L'exemple de la Bosnie-Herzégovine montre que les plaies du conflit risquent d'être très longues à cicatriser. Un peu plus de trois ans après les accords de Dayton, la Bosnie n'est maintenue dans un état de paix que grâce à une présence militaire internationale considérable (les 30 000 soldats de la SFOR). La région est devenue un protectorat international où les moindres détails de la vie quotidienne (y compris la forme des plaques minéralogiques et des billets de banque) est défini par le Haut- Représentant de la communauté internationale, l'Espagnol Carlos Westendorp.
"La Bosnie a stoppé les massacres, mais n'a pas terminé la guerre", soulignait récemment devant un auditoire britannique l'adjoint du Haut-Représentant, le diplomate américain Jacques Klein. Son portrait de la Bosnie était particulièrement déprimant : "Pas de partis politiques, pas de pouvoir judiciaire indépendant, pas de lois, pas d'activité économique notable..." Il soulignait l'étendue de la corruption, notamment dans la police.
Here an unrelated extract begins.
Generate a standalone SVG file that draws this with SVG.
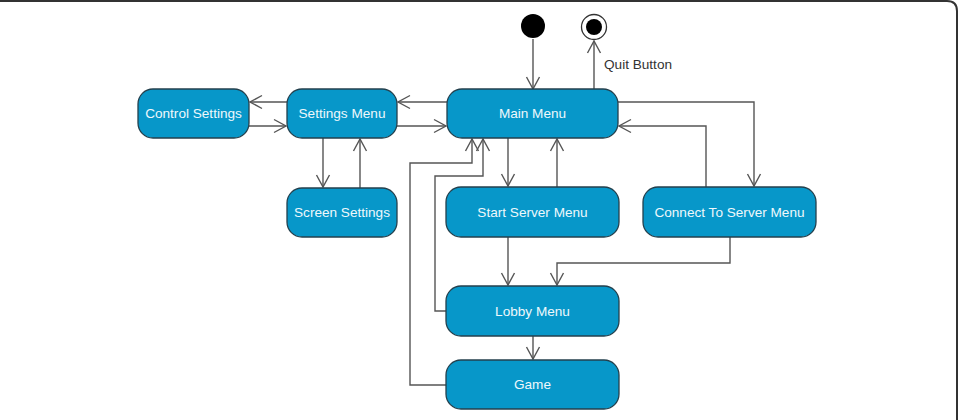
<svg xmlns="http://www.w3.org/2000/svg" width="959" height="420" viewBox="0 0 959 420">
<style>
.node rect{fill:#0797c9;stroke:#24404d;stroke-width:1.3}
.node text{fill:#eef8fc;font-family:"Liberation Sans",Arial,sans-serif;font-size:13.6px;text-anchor:middle;dominant-baseline:central}
.conn path{fill:none;stroke:#555;stroke-width:1.4;marker-end:url(#arr)}
.lbl{fill:#333;font-family:"Liberation Sans",Arial,sans-serif;font-size:13.6px}
</style>
<defs>
<marker id="arr" markerUnits="userSpaceOnUse" markerWidth="16" markerHeight="16" viewBox="0 0 16 16" refX="13" refY="8" orient="auto">
<path d="M1,1.5 L13,8 L1,14.5" fill="none" stroke="#555" stroke-width="1.4"/>
</marker>
</defs>
<rect width="959" height="420" fill="#fff"/>
<path d="M0,1 H947 Q957,1 957,11 V420" fill="none" stroke="#333" stroke-width="2"/>
<g class="conn">
<path d="M533,39 V89"/>
<path d="M594,89 V41"/>
<path d="M447,102 H398"/>
<path d="M397,126 H446"/>
<path d="M287,102 H250"/>
<path d="M249,126 H286"/>
<path d="M323,138 V187"/>
<path d="M360,188 V139"/>
<path d="M508,138 V186"/>
<path d="M557,187 V139"/>
<path d="M618,102 H754 V186"/>
<path d="M706,187 V126 H619"/>
<path d="M508,237 V285"/>
<path d="M730,237 V263 H557 V285"/>
<path d="M446,311 H435 V176 H483 V139"/>
<path d="M446,385 H410 V163 H472 V139"/>
<path d="M533,336 V359"/>
</g>
<g id="initial"><circle cx="533" cy="26" r="12" fill="#000"/></g>
<g id="final"><circle cx="594" cy="27" r="12.5" fill="#fff" stroke="#333" stroke-width="1.3"/><circle cx="594" cy="27" r="8" fill="#000"/></g>
<text class="lbl" x="604" y="69">Quit Button</text>
<g id="control-settings" class="node"><rect x="138" y="89" width="111" height="49" rx="15"/><text x="193.5" y="113.5">Control Settings</text></g>
<g id="settings-menu" class="node"><rect x="287" y="89" width="110" height="49" rx="15"/><text x="342" y="113.5">Settings Menu</text></g>
<g id="screen-settings" class="node"><rect x="287" y="188" width="110" height="49" rx="15"/><text x="342" y="212.5">Screen Settings</text></g>
<g id="main-menu" class="node"><rect x="447" y="89" width="171" height="49" rx="15"/><text x="532.5" y="113.5">Main Menu</text></g>
<g id="start-server-menu" class="node"><rect x="446" y="187" width="173" height="50" rx="15"/><text x="532.5" y="212">Start Server Menu</text></g>
<g id="connect-to-server-menu" class="node"><rect x="643" y="187" width="173" height="50" rx="15"/><text x="729.5" y="212">Connect To Server Menu</text></g>
<g id="lobby-menu" class="node"><rect x="446" y="286" width="173" height="50" rx="15"/><text x="532.5" y="311">Lobby Menu</text></g>
<g id="game" class="node"><rect x="446" y="360" width="173" height="49" rx="15"/><text x="532.5" y="384.5">Game</text></g>
</svg>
L'idée d'un "plan Marshall" pour la Bosnie est séduisante, mais peu adaptée à la situation présente. Comme la Russie postcommuniste, les Balkans ne peuvent pas s'en sortir avec des dons ou des aides financières, au contraire de l'Europe occidentale après 1945. "Dans le plan Marshall, l'aide fut coordonnée par les bénéficiaires", rappelle Ivan Samson, économiste spécialisé dans l'étude de la transition dans les pays de l'Est à l'université de Grenoble. Aujourd'hui, ce ne peut pas être le cas.
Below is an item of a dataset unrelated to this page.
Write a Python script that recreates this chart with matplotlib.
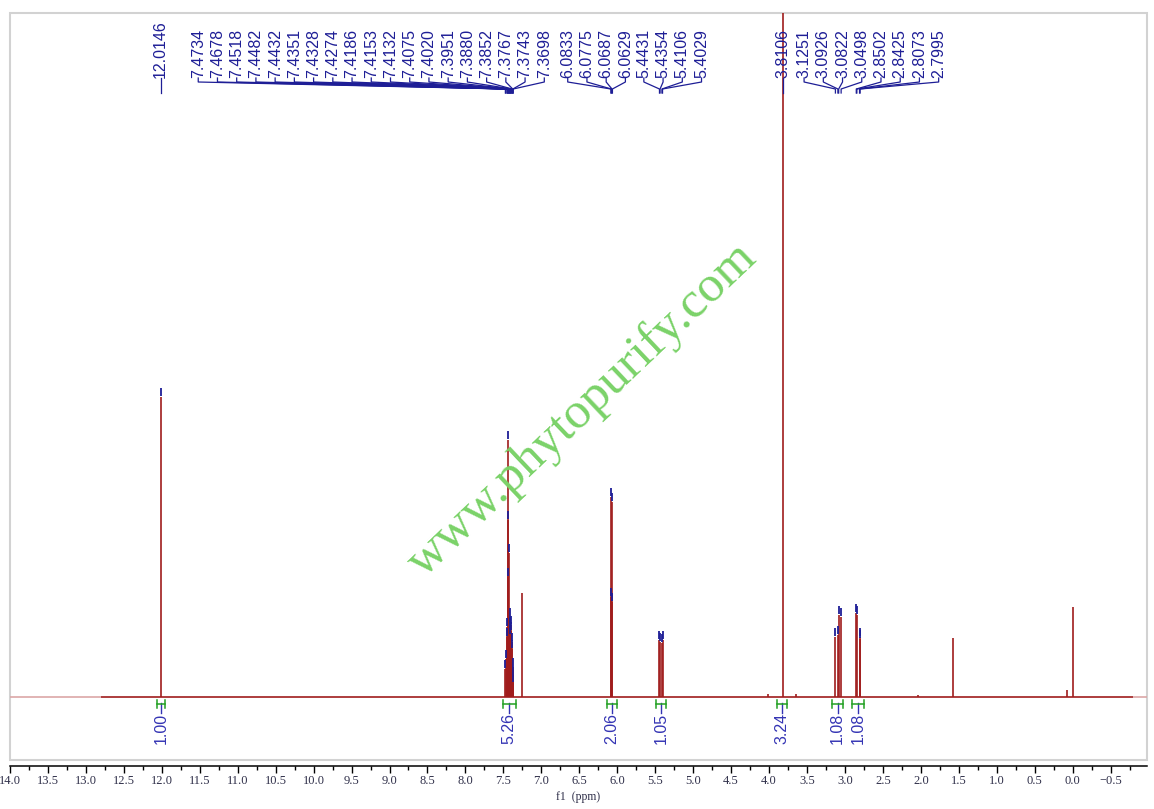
import numpy as np
import matplotlib
matplotlib.use('Agg')
import matplotlib.pyplot as plt
from matplotlib.patches import Rectangle
from matplotlib.ticker import MultipleLocator
from matplotlib.transforms import blended_transform_factory

#====================================
# Peak list (ppm, height above baseline)
#====================================
labelled_ppm = [12.0146,
                7.4734, 7.4678, 7.4518, 7.4482, 7.4432, 7.4351, 7.4328, 7.4274,
                7.4186, 7.4153, 7.4132, 7.4075, 7.4020, 7.3951, 7.3880, 7.3852,
                7.3767, 7.3743, 7.3698,
                6.0833, 6.0775, 6.0687, 6.0629,
                5.4431, 5.4354, 5.4106, 5.4029,
                3.8106,
                3.1251, 3.0926, 3.0822, 3.0498, 2.8502, 2.8425, 2.8073, 2.7995]
labelled_height = [300,
                   28, 38, 60, 70, 120, 257, 177, 144,
                   80, 72, 70, 62, 66, 72, 55, 48,
                   30, 22, 14,
                   100, 200, 195, 95,
                   57, 55, 54, 57,
                   1500,
                   60, 62, 82, 80, 84, 82, 60, 58]
# how many labels belong to each label group (left to right)
label_group_sizes = [1, 19, 4, 4, 1, 8]

# unlabelled peaks: CHCl3, water, TMS and small impurities
other_ppm = [7.26, 1.57, 0.00, 0.08, 4.01, 3.64, 2.04]
other_height = [104, 59, 90, 7, 3, 3, 2]

# integrals
integral_from = [12.06, 7.51, 6.14, 5.49, 3.89, 3.17, 2.91]
integral_to = [11.96, 7.34, 6.00, 5.36, 3.76, 3.02, 2.75]
integral_value = ['1.00', '5.26', '2.06', '1.05', '3.24', '1.08', '1.08']

#====================================
# layout
#====================================
W, H = 1154, 809
RED = '#a01c1c'
NAVY = '#1e1e96'
IBLUE = '#3434b4'
GREEN = '#22a022'

# label group start (ppm), None = sit on the peak itself
group_start = [None, 11.52, 6.652, 5.649, None, 3.538]
label_step = 0.2533


def fy(px):
    return 1 - px / H


fig = plt.figure(figsize=(W / 100, H / 100), dpi=100)
ax = fig.add_axes([10 / W, 1 - 760 / H, 1137 / W, 747 / H])
ax.set_xlim(14.0, -0.98)
ax.set_ylim(-63, 684)

# grey frame, the ppm scale sits just under it
for s in ['top', 'left', 'right']:
    ax.spines[s].set_visible(False)
ax.spines['bottom'].set_position(('outward', 4.5))
ax.spines['bottom'].set_linewidth(1.1)
ax.add_patch(Rectangle((0, 0), 1, 1, transform=ax.transAxes, fill=False,
                       edgecolor='#d2d2d2', lw=1.5, clip_on=False, zorder=0))
ax.set_yticks([])
ax.xaxis.set_major_locator(MultipleLocator(0.5))
ax.xaxis.set_minor_locator(MultipleLocator(0.25))
ax.tick_params(axis='x', which='major', length=5, width=1.0, pad=1.5,
               labelsize=9, labelcolor='#30304a')
ax.tick_params(axis='x', which='minor', length=3, width=1.0)
for t in ax.get_xticklabels():
    t.set_family('Liberation Serif')
ax.set_xlabel('f1  (ppm)', family='Liberation Serif', fontsize=8.5,
              color='#30304a', labelpad=3)

# watermark
fig.text(582 / W, fy(410), 'www.phytopurify.com', family='Liberation Serif',
         fontsize=37, color='#7ad268', rotation=43.5, ha='center', va='center',
         zorder=0)

# spectrum
ax.hlines(0, 12.8, -0.8, color=RED, lw=1.2, zorder=2)
ax.hlines(0, 14.0, 12.8, color='#dba7a7', lw=1.2, zorder=2)
ax.hlines(0, -0.8, -0.98, color='#dba7a7', lw=1.2, zorder=2)
all_ppm = labelled_ppm + other_ppm
all_h = labelled_height + other_height
ax.vlines(all_ppm, 0, all_h, color=RED, lw=1.2, zorder=3)

# peak top markers
mk_ppm = [p for p, h in zip(labelled_ppm, labelled_height) if h < 600]
mk_h = np.array([h for h in labelled_height if h < 600])
ax.vlines(mk_ppm, mk_h + 1, mk_h + 9, color=NAVY, lw=1.3, zorder=4)

# peak labels with connectors
trans = blended_transform_factory(ax.transData, fig.transFigure)
k = 0
for g, n in enumerate(label_group_sizes):
    for i in range(n):
        p = labelled_ppm[k]
        xl = p if group_start[g] is None else group_start[g] - i * label_step
        ax.plot([xl, xl, p, p], [fy(78), fy(82), fy(89), fy(93)],
                transform=trans, color=NAVY, lw=0.9, clip_on=False, zorder=5)
        ax.text(xl, fy(77.5), '%.4f' % p, transform=trans, rotation=90,
                ha='center', va='bottom', fontsize=11.5, color=NAVY,
                family='Liberation Sans')
        k += 1

# integrals
for a, b, v in zip(integral_from, integral_to, integral_value):
    c = (a + b) / 2
    ax.plot([c, c], [fy(703), fy(713)], transform=trans, color=IBLUE,
            lw=1.0, clip_on=False, zorder=4)
    ax.plot([a, b], [fy(703.5), fy(703.5)], transform=trans, color=GREEN,
            lw=1.1, clip_on=False, zorder=5)
    for e in (a, b):
        ax.plot([e, e], [fy(699.5), fy(707.5)], transform=trans, color=GREEN,
                lw=1.1, clip_on=False, zorder=5)
    ax.text(c, fy(712.5), v, transform=trans, rotation=90, ha='center',
            va='top', fontsize=11.5, color=IBLUE, family='Liberation Sans')

fig.savefig('out.png', dpi=100)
L'exemple de la Russie montre les limites d'une approche inspirée du plan Marshall. L'aide internationale apportée à la Russie entre 1991 et 1996 a représenté un volume équivalent à 10 % de son PIB annuel selon les calculs d'Ivan Samson. L'aide délivrée au titre du plan Marshall a représenté, quant à elle, l'équivalent de 2 % du PIB annuel des pays bénéficiaires entre 1947 et 1951. Or l'économie russe est aujourd'hui en état de quasi-faillite.